%%

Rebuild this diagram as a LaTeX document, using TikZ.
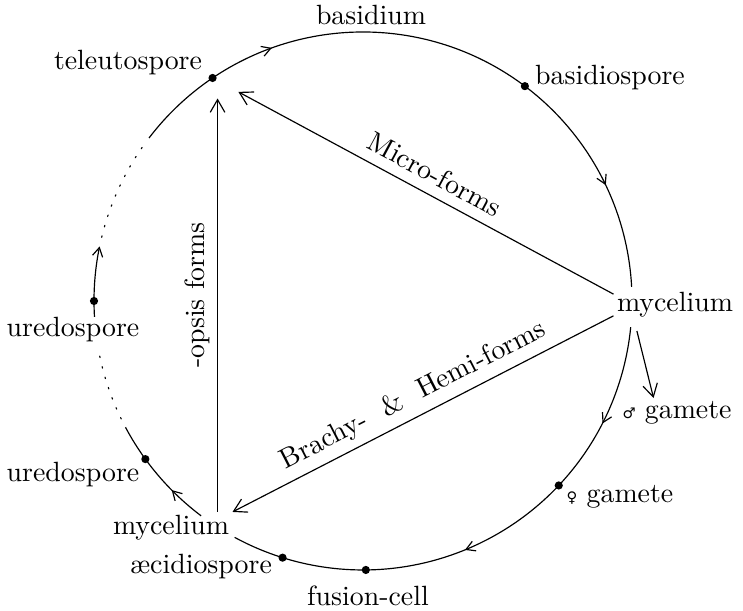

%%
%%

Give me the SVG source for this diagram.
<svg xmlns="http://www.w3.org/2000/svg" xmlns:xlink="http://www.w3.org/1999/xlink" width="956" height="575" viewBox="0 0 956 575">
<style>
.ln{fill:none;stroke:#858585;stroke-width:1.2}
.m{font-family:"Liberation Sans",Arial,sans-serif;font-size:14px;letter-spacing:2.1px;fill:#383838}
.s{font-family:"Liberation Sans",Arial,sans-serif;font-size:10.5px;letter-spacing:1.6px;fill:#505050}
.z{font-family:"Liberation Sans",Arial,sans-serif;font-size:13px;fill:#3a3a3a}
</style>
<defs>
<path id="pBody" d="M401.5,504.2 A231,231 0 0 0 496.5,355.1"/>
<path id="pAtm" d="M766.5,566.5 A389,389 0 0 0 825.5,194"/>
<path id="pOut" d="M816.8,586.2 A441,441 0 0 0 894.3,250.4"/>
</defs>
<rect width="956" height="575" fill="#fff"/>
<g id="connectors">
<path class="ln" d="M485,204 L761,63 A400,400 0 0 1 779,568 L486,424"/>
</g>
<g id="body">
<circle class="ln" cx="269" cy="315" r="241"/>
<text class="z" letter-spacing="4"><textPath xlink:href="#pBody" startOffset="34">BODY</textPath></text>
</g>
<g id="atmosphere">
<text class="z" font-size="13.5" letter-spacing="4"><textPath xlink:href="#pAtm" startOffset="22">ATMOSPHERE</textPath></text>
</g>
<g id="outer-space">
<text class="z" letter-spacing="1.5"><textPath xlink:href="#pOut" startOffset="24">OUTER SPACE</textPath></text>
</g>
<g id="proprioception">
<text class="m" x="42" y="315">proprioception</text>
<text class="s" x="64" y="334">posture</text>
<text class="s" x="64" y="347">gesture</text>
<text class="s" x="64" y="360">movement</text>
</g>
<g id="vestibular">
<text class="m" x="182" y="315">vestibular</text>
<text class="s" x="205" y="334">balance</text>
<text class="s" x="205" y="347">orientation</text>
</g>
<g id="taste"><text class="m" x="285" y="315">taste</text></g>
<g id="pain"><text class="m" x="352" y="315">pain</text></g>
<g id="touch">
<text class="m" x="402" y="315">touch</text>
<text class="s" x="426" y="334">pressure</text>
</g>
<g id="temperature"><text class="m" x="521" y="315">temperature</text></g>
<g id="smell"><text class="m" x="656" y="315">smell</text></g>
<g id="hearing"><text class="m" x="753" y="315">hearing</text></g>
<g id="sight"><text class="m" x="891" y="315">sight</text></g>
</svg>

%%
%%

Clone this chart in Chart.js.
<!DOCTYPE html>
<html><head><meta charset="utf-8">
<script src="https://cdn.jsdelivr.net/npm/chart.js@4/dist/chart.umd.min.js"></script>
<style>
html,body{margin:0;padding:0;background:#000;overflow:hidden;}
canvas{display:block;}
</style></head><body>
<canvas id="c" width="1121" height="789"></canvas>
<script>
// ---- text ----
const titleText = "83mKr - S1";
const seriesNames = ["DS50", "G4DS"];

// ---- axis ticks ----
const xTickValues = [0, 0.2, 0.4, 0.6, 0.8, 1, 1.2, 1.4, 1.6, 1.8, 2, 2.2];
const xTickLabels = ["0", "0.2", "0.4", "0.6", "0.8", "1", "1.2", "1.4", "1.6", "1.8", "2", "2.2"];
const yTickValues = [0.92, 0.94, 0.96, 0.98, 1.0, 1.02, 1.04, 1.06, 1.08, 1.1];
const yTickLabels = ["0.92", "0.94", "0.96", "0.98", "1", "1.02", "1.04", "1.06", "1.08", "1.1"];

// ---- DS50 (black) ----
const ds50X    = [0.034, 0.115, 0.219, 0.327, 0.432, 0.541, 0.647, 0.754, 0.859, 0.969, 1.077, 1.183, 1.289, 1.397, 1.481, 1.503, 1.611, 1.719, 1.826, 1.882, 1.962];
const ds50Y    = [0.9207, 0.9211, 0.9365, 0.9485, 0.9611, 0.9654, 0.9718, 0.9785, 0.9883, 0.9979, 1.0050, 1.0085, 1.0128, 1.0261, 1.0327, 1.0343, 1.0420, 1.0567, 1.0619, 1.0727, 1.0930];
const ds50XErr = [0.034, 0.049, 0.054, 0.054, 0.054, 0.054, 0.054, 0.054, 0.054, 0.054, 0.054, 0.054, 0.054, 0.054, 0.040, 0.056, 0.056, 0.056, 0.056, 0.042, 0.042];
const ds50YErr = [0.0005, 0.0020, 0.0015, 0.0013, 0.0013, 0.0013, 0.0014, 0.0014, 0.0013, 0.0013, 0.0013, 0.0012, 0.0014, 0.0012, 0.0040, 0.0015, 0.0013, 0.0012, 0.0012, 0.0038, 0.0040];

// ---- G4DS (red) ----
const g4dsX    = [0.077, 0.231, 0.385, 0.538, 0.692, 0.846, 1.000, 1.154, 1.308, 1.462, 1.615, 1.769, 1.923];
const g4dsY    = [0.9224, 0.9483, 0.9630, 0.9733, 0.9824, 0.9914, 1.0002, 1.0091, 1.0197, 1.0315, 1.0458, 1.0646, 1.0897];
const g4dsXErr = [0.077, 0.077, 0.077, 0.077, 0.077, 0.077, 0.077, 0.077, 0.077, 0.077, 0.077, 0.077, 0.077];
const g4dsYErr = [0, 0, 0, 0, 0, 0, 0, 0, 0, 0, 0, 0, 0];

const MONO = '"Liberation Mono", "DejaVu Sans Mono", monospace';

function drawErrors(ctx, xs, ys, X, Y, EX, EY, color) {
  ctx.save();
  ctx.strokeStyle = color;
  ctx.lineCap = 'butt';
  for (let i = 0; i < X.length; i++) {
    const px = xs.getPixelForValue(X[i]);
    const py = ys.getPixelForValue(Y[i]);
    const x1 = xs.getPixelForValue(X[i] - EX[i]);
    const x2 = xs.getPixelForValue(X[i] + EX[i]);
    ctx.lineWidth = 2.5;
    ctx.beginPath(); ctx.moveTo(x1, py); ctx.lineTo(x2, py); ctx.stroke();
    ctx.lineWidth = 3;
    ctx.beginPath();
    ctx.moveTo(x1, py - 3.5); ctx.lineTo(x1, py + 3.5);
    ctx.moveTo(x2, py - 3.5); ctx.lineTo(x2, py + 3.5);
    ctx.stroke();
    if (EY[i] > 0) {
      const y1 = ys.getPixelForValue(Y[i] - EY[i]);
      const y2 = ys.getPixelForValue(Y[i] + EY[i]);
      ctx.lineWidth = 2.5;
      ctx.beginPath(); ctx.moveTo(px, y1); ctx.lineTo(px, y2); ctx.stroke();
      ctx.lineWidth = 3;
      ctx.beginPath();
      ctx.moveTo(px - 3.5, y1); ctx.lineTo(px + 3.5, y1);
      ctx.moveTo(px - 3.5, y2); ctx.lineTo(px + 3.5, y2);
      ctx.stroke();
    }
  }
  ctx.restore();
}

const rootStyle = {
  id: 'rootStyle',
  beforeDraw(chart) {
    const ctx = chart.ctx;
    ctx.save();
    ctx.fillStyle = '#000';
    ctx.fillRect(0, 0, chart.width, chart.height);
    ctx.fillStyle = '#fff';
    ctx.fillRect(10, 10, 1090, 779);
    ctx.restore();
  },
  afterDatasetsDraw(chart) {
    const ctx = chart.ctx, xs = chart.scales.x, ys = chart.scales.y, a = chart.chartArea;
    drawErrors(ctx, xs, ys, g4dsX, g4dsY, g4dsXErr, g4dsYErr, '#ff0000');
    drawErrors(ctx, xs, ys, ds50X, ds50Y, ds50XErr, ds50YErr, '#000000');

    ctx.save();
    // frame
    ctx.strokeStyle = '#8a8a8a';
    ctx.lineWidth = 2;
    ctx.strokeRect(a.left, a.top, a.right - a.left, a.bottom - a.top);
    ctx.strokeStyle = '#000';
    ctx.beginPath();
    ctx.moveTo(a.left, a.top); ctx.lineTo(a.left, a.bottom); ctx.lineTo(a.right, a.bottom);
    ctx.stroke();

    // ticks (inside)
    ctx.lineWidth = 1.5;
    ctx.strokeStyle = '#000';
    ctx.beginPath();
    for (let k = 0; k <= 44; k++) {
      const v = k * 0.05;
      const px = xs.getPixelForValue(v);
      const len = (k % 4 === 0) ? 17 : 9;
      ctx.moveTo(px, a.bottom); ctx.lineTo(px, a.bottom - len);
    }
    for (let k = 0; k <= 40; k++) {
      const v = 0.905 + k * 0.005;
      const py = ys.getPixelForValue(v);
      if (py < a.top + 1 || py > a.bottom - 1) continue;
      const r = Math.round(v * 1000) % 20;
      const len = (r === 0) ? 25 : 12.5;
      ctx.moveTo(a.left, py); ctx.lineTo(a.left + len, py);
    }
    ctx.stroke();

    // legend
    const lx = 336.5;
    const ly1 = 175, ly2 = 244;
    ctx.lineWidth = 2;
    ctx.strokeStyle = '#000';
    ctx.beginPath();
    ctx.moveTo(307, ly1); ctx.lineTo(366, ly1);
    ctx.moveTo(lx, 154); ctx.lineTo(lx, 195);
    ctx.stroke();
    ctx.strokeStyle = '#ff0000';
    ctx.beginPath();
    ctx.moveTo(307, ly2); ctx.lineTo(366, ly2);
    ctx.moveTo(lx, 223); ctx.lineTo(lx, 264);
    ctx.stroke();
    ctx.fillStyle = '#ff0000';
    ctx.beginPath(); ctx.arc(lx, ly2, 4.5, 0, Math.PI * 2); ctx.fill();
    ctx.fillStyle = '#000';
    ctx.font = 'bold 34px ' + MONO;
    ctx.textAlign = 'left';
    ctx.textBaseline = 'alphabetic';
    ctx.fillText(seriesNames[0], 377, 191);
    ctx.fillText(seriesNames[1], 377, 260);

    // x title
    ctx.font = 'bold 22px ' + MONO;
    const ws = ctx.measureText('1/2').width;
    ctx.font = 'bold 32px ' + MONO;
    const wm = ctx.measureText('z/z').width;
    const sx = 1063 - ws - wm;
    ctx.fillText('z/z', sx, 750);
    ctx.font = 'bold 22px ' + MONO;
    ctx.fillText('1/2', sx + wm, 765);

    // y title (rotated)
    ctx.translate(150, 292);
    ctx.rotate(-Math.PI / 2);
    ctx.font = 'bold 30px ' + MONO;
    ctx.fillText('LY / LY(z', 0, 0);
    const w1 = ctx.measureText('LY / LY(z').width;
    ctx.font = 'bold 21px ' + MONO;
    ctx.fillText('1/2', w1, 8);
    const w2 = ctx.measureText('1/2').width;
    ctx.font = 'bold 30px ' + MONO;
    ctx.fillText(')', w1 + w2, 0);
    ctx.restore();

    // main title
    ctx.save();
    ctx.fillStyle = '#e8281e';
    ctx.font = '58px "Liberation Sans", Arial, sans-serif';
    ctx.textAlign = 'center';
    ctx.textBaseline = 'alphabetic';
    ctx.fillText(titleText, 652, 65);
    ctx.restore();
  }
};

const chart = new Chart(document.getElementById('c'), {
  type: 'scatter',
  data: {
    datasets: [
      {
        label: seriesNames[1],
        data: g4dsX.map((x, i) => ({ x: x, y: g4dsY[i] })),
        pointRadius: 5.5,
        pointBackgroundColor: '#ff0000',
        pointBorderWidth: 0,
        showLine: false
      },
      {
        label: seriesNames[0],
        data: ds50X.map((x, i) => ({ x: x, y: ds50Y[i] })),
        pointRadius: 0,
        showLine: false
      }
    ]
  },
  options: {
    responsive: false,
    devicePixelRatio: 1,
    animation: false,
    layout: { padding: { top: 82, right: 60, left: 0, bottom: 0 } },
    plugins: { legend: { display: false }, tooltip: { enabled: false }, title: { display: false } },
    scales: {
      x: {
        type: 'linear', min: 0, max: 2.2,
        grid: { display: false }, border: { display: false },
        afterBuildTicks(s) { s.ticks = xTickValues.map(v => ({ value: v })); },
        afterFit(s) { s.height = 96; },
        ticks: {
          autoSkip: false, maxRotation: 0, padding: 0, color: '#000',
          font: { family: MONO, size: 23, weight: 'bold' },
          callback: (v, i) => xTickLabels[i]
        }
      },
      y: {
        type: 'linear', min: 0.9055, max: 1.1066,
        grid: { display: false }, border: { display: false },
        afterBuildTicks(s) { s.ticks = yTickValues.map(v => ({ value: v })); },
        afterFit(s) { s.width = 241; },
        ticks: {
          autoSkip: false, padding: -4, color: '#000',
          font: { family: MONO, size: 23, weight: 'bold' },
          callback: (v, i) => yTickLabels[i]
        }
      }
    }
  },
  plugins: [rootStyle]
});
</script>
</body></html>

%%

— What is required —
Copy out every line of the listing that contains the string "document".

— Written reply —
Rebuild this diagram as a LaTeX document, using TikZ.
const chart = new Chart(document.getElementById('c'), {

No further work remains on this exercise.